I ask for your thoughts, Father, and your advice closer to the word of the Lord, because here it seems that I am at a crossroads: choosing one way will leave the other behind, and I would like to balance the situation.

I thank you and send you my deepest prayers.

Have a good evening.

Priest’s answer

Dear friend, 

1. St. Giovanni Bosco applied to purity, and not without a sure biblical reference, what we read in the book of Wisdom 7:11: “Yet all good things together came to me in her company, and countless riches at her hands”.

It is true that the author of the holy book is talking about wisdom. But it is equally true that in another book of Holy Scripture we read, “I sought wisdom and found it in purity” (Sir 51:20).

2. This applies to you both, your girlfriend and yourself: if you want your union to endure and become more and more solid and more secure, take the path of purity.

Do not hand yourselves over to those who do not belong to you.

You know very well that you do not yet belong to each other permanently.

With sexual relations before marriage you unknowingly get used to handing yourselves over to those who do not belong to you.

This is the premise of marital and even pre-marital infidelity.

3. Just recently I responded to a girl who was desperate about cheating on her boyfriend. 

She did not mention the premarital relations with her boyfriend, but they were obviously happening, because she certainly would not have given herself up to another man over her boyfriend.

I responded to her by saying that the very sexual relations with her boyfriend were the premise of premarital infidelity.

This girl responded by thanking me and promising to live the rest of the engagement in purity.

4. I was struck by a statement you made: you realized that discontinued (disordered) sexuality put a strain on your relationship.

This means that by lacking sexual relationship your love for each other is lost.

But even in marriage there will be times when the sexual relationship will necessarily be lacking, but it will not be the sexual relationship that will put a crisis in the marriage, if your bond is founded on self-giving.

Now, self-giving is a spiritual event that takes place at the moment of marital consent during the celebration of marriage.

5. The crisis was born when you told your girlfriend that you wanted to express a more beautiful love with her, which is pure and chaste love. This stands to say that there is still a long way to go, because there is no true love.

The contraception you have implemented, while it marks on the one hand a minimum of responsibility so that you do not want to bring a child into the world in a state of professional immaturity and outside the institution of marriage, nevertheless it is the clearest sign that you do not give yourselves in totality.

So far you have united the bodies, but you have not united the spirit. You have not yet built that inner house that consists of the perfectly shared heritage of values in which you are committed to breathing and living.

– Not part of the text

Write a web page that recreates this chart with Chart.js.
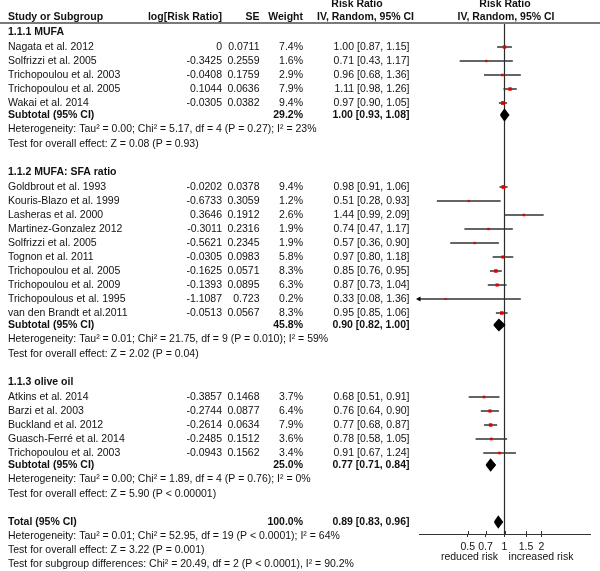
<!DOCTYPE html>
<html>
<head>
<meta charset="utf-8">
<script src="https://cdn.jsdelivr.net/npm/chart.js@4.4.1/dist/chart.umd.min.js"></script>
<style>
  html, body { margin: 0; padding: 0; background: #fff; }
  #wrap { width: 600px; height: 571px; }
</style>
</head>
<body>
<div id="wrap"><canvas id="forest" width="600" height="571"></canvas></div>
<script>
// subgroup titles
const groupTitles = ['1.1.1 MUFA', '1.1.2 MUFA: SFA ratio', '1.1.3 olive oil'];

// 1.1.1 MUFA
const mufaStudies = ['Nagata et al. 2012', 'Solfrizzi et al. 2005', 'Trichopoulou et al. 2003', 'Trichopoulou et al. 2005', 'Wakai et al. 2014'];
const mufaLogRR = ['0', '-0.3425', '-0.0408', '0.1044', '-0.0305'];
const mufaSE = ['0.0711', '0.2559', '0.1759', '0.0636', '0.0382'];
const mufaWeight = [7.4, 1.6, 2.9, 7.9, 9.4];
const mufaRR = [1.00, 0.71, 0.96, 1.11, 0.97];
const mufaLow = [0.87, 0.43, 0.68, 0.98, 0.90];
const mufaHigh = [1.15, 1.17, 1.36, 1.26, 1.05];

// 1.1.2 MUFA: SFA ratio
const ratioStudies = ['Goldbrout et al. 1993', 'Kouris-Blazo et al. 1999', 'Lasheras et al. 2000', 'Martinez-Gonzalez 2012', 'Solfrizzi et al. 2005', 'Tognon et al. 2011', 'Trichopoulou et al. 2005', 'Trichopoulou et al. 2009', 'Trichopoulous et al. 1995', 'van den Brandt et al.2011'];
const ratioLogRR = ['-0.0202', '-0.6733', '0.3646', '-0.3011', '-0.5621', '-0.0305', '-0.1625', '-0.1393', '-1.1087', '-0.0513'];
const ratioSE = ['0.0378', '0.3059', '0.1912', '0.2316', '0.2345', '0.0983', '0.0571', '0.0895', '0.723', '0.0567'];
const ratioWeight = [9.4, 1.2, 2.6, 1.9, 1.9, 5.8, 8.3, 6.3, 0.2, 8.3];
const ratioRR = [0.98, 0.51, 1.44, 0.74, 0.57, 0.97, 0.85, 0.87, 0.33, 0.95];
const ratioLow = [0.91, 0.28, 0.99, 0.47, 0.36, 0.80, 0.76, 0.73, 0.08, 0.85];
const ratioHigh = [1.06, 0.93, 2.09, 1.17, 0.90, 1.18, 0.95, 1.04, 1.36, 1.06];

// 1.1.3 olive oil
const oliveStudies = ['Atkins et al. 2014', 'Barzi et al. 2003', 'Buckland et al. 2012', 'Guasch-Ferré et al. 2014', 'Trichopoulou et al. 2003'];
const oliveLogRR = ['-0.3857', '-0.2744', '-0.2614', '-0.2485', '-0.0943'];
const oliveSE = ['0.1468', '0.0877', '0.0634', '0.1512', '0.1562'];
const oliveWeight = [3.7, 6.4, 7.9, 3.6, 3.4];
const oliveRR = [0.68, 0.76, 0.77, 0.78, 0.91];
const oliveLow = [0.51, 0.64, 0.68, 0.58, 0.67];
const oliveHigh = [0.91, 0.90, 0.87, 1.05, 1.24];

// subtotals, one per subgroup
const subWeight = [29.2, 45.8, 25.0];
const subRR = [1.00, 0.90, 0.77];
const subLow = [0.93, 0.82, 0.71];
const subHigh = [1.08, 1.00, 0.84];
const subHetText = [
  'Heterogeneity: Tau² = 0.00; Chi² = 5.17, df = 4 (P = 0.27); I² = 23%',
  'Heterogeneity: Tau² = 0.01; Chi² = 21.75, df = 9 (P = 0.010); I² = 59%',
  'Heterogeneity: Tau² = 0.00; Chi² = 1.89, df = 4 (P = 0.76); I² = 0%'
];
const subTestText = [
  'Test for overall effect: Z = 0.08 (P = 0.93)',
  'Test for overall effect: Z = 2.02 (P = 0.04)',
  'Test for overall effect: Z = 5.90 (P < 0.00001)'
];

// overall
const totalWeight = 100.0;
const totalRR = 0.89, totalLow = 0.83, totalHigh = 0.96;
const totalLines = [
  'Heterogeneity: Tau² = 0.01; Chi² = 52.95, df = 19 (P < 0.0001); I² = 64%',
  'Test for overall effect: Z = 3.22 (P = 0.001)',
  'Test for subgroup differences: Chi² = 20.49, df = 2 (P < 0.0001), I² = 90.2%'
];

// axis
const tickValues = [0.5, 0.7, 1, 1.5, 2];
const tickLabels = ['0.5', '0.7', '1', '1.5', '2'];
const xMin = 0.2, xMax = 5;

const groups = [
  { studies: mufaStudies, logRR: mufaLogRR, se: mufaSE, w: mufaWeight, rr: mufaRR, lo: mufaLow, hi: mufaHigh },
  { studies: ratioStudies, logRR: ratioLogRR, se: ratioSE, w: ratioWeight, rr: ratioRR, lo: ratioLow, hi: ratioHigh },
  { studies: oliveStudies, logRR: oliveLogRR, se: oliveSE, w: oliveWeight, rr: oliveRR, lo: oliveLow, hi: oliveHigh }
];

// lay the rows out top to bottom (y values are row positions)
const rows = [];
let pos = 32;
groups.forEach((g, gi) => {
  if (gi > 0) pos += 28;
  rows.push({ kind: 'group', text: groupTitles[gi], y: pos });
  pos += 15;
  g.studies.forEach((name, i) => {
    if (i > 0) pos += 14;
    rows.push({ kind: 'study', g: g, i: i, y: pos });
  });
  pos += 12;
  rows.push({ kind: 'subtotal', gi: gi, y: pos });
  pos += 14.5;
  rows.push({ kind: 'note', text: subHetText[gi], y: pos });
  pos += 14.5;
  rows.push({ kind: 'note', text: subTestText[gi], y: pos });
});
pos += 28;
rows.push({ kind: 'total', y: pos });
totalLines.forEach(t => { pos += 14; rows.push({ kind: 'note', text: t, y: pos }); });

const TOP = 23, BOTTOM = 534;

function ciText(r, l, h) {
  return r.toFixed(2) + ' [' + l.toFixed(2) + ', ' + h.toFixed(2) + ']';
}

// datasets built from the arrays
const ciData = [], squareData = [], squareSize = [], arrowData = [];
const diamonds = [];
rows.forEach(r => {
  if (r.kind === 'study') {
    const g = r.g, i = r.i;
    ciData.push({ x: Math.max(g.lo[i], xMin), y: r.y }, { x: Math.min(g.hi[i], xMax), y: r.y }, { x: 1, y: null });
    squareData.push({ x: g.rr[i], y: r.y });
    squareSize.push(1.4 + g.w[i] * 0.13);
    if (g.lo[i] < xMin) arrowData.push({ x: xMin, y: r.y });
  } else if (r.kind === 'subtotal') {
    diamonds.push({ rr: subRR[r.gi], lo: subLow[r.gi], hi: subHigh[r.gi], y: r.y });
  } else if (r.kind === 'total') {
    diamonds.push({ rr: totalRR, lo: totalLow, hi: totalHigh, y: r.y });
  }
});

// higher order is drawn first, so squares end up on top of the whiskers
const datasets = [
  {
    type: 'line', data: [{ x: 1, y: TOP }, { x: 1, y: BOTTOM }], order: 5,
    borderColor: '#2a2a2a', borderWidth: 1.2, pointRadius: 0, clip: false
  },
  {
    type: 'line', data: ciData, spanGaps: false, order: 4,
    borderColor: '#333', borderWidth: 1.3, pointRadius: 0
  },
  {
    type: 'scatter', data: squareData, pointStyle: 'rect', order: 0,
    pointRadius: squareSize, backgroundColor: '#e00000', borderWidth: 0
  },
  {
    type: 'scatter', data: arrowData, pointStyle: 'triangle', rotation: -90, order: 0,
    pointRadius: 3, backgroundColor: '#000', borderColor: '#000', borderWidth: 0, clip: false
  }
];
diamonds.forEach(d => {
  datasets.push({
    type: 'line', order: 1,
    data: [{ x: d.lo, y: d.y }, { x: d.rr, y: d.y - 5.5 }, { x: d.hi, y: d.y }, { x: d.rr, y: d.y + 5.5 }, { x: d.lo, y: d.y }],
    borderColor: '#000', borderWidth: 1.5, backgroundColor: '#000', fill: 'shape', pointRadius: 0, tension: 0
  });
});

const FONT = '"Liberation Sans", Arial, sans-serif';
const SIZE = 10.5;

// table text, header rule and the small upward tick halves
const tablePlugin = {
  id: 'table',
  afterDraw(chart) {
    const ctx = chart.ctx;
    const ys = chart.scales.y;
    const xs = chart.scales.x;
    ctx.save();
    ctx.fillStyle = '#111';
    ctx.textBaseline = 'middle';

    function txt(s, x, y, align, bold) {
      ctx.font = (bold ? 'bold ' : '') + SIZE + 'px ' + FONT;
      ctx.textAlign = align;
      ctx.fillText(s, x, y);
    }

    // header
    txt('Study or Subgroup', 8, 17, 'left', true);
    txt('log[Risk Ratio]', 222, 17, 'right', true);
    txt('SE', 259.5, 17, 'right', true);
    txt('Weight', 303, 17, 'right', true);
    txt('Risk Ratio', 357, 4.5, 'center', true);
    txt('IV, Random, 95% CI', 365.5, 17, 'center', true);
    txt('Risk Ratio', 505, 4.5, 'center', true);
    txt('IV, Random, 95% CI', 506, 17, 'center', true);

    rows.forEach(r => {
      const y = ys.getPixelForValue(r.y);
      if (r.kind === 'group') {
        txt(r.text, 8, y, 'left', true);
      } else if (r.kind === 'study') {
        const g = r.g, i = r.i;
        txt(g.studies[i], 8, y, 'left', false);
        txt(g.logRR[i], 222, y, 'right', false);
        txt(g.se[i], 259.5, y, 'right', false);
        txt(g.w[i].toFixed(1) + '%', 303, y, 'right', false);
        txt(ciText(g.rr[i], g.lo[i], g.hi[i]), 409.5, y, 'right', false);
      } else if (r.kind === 'subtotal') {
        txt('Subtotal (95% CI)', 8, y, 'left', true);
        txt(subWeight[r.gi].toFixed(1) + '%', 303, y, 'right', true);
        txt(ciText(subRR[r.gi], subLow[r.gi], subHigh[r.gi]), 409.5, y, 'right', true);
      } else if (r.kind === 'total') {
        txt('Total (95% CI)', 8, y, 'left', true);
        txt(totalWeight.toFixed(1) + '%', 303, y, 'right', true);
        txt(ciText(totalRR, totalLow, totalHigh), 409.5, y, 'right', true);
      } else {
        txt(r.text, 8, y, 'left', false);
      }
    });

    // axis captions
    txt('reduced risk', 469.5, 557, 'center', false);
    txt('increased risk', 541, 557, 'center', false);

    // header rule
    ctx.fillStyle = '#7a7a7a';
    ctx.fillRect(0, 22, 600, 2);

    // upper halves of the tick marks
    ctx.strokeStyle = '#333';
    ctx.lineWidth = 1;
    tickValues.forEach(v => {
      const px = Math.round(xs.getPixelForValue(v)) + 0.5;
      ctx.beginPath();
      ctx.moveTo(px, chart.chartArea.bottom - 3);
      ctx.lineTo(px, chart.chartArea.bottom);
      ctx.stroke();
    });
    ctx.restore();
  }
};

new Chart(document.getElementById('forest'), {
  type: 'scatter',
  data: { datasets: datasets },
  options: {
    responsive: false,
    animation: false,
    events: [],
    layout: { padding: { left: 419, right: 10, top: TOP, bottom: 0 } },
    plugins: { legend: { display: false }, tooltip: { enabled: false } },
    scales: {
      x: {
        type: 'logarithmic',
        min: xMin,
        max: xMax,
        afterBuildTicks: scale => { scale.ticks = tickValues.map(v => ({ value: v })); },
        afterFit: scale => { scale.height = 571 - BOTTOM; },
        ticks: {
          autoSkip: false, maxRotation: 0, padding: 4,
          color: '#111', font: { family: FONT, size: SIZE },
          callback: (val) => { const k = tickValues.indexOf(val); return k >= 0 ? tickLabels[k] : ''; }
        },
        grid: { drawOnChartArea: false, drawTicks: true, tickLength: 3, color: '#333' },
        border: { display: true, color: '#333' }
      },
      y: {
        type: 'linear', display: false, reverse: true, min: TOP, max: BOTTOM
      }
    }
  },
  plugins: [tablePlugin]
});
</script>
</body>
</html>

6. John Paul II was right to say, “Thus the innate language that expresses the total reciprocal self-giving of husband and wife is overlaid, through contraception, by an objectively contradictory language, namely, that of not giving oneself totally to the other. This leads not only to a positive refusal to be open to life but also to a falsification of the inner truth of conjugal love, which is called upon to give itself in personal totality.” (Familiaris consortio, 32c).

It is, in other words, a lie. And it has been observed, precisely in reference to our topic, that even in telling lies one eventually tires. In other words, the spontaneity and freshness of what seemed like love, but was not, is lost.

7. A great Catholic bioethicist such as Cardinal Elia Sgrecia wrote, “When man and woman unite, if the act is human and full, it involves the body, the heart and the spirit; if one of these dimensions is lacking, it is then a humanly incomplete and objectively false union, because the body has no meaning except as an expression of the totality of the person” (Handbook of Bioethics, I, p. 329).

8. The reasoning that you use in your email shows an exceptional maturity, not easily found in any seventeen-year-old boy.

This maturity is made evident by your willing interruption of autoeroticism with a single act of self-determination.

It seems to me that I can say, almost with certainty, that you will be able to rebuild the relationship with this girl by remaining determined to be chaste.

It is a strong act by which you will gently force her to mature and to defend your affection.

This is the time for the trial by fire.

9. Finally, however, I cannot hide the difficulty of carrying on a spiritual relationship when one of you does not have faith.

It is faith that gives a new view and for that very reason projects life toward the supernatural and eternal goal to which it is directed and of which it continually yearns. For it is well true what St. Augustine wrote at the beginning of his Confessions, “for Thou madest us for Thyself, and our heart is restless, until it repose in Thee” (Confessions, I, 1,1).

10. St. Thomas reminds us that marriage cannot limp (matrimonium non potest claudicare; non claudicat; Supplement to the Summa Theologica, 47:4).

Just as there cannot be a mother without children, just as there cannot be a husband without a wife, and vice versa, there cannot be a wife without a husband, so there cannot be true and total fusion of spirits if one of them has turned it off or even does not have it.

We are now on the eve of Christmas.

Ask baby Jesus for the grace to break through your girlfriend’s heart.

I bless you and wish you a peaceful and Holy Christmas.

I thank you very much for the prayers you sent me. I believe the Lord has accepted them.

In my turn I remember you warmly in prayer.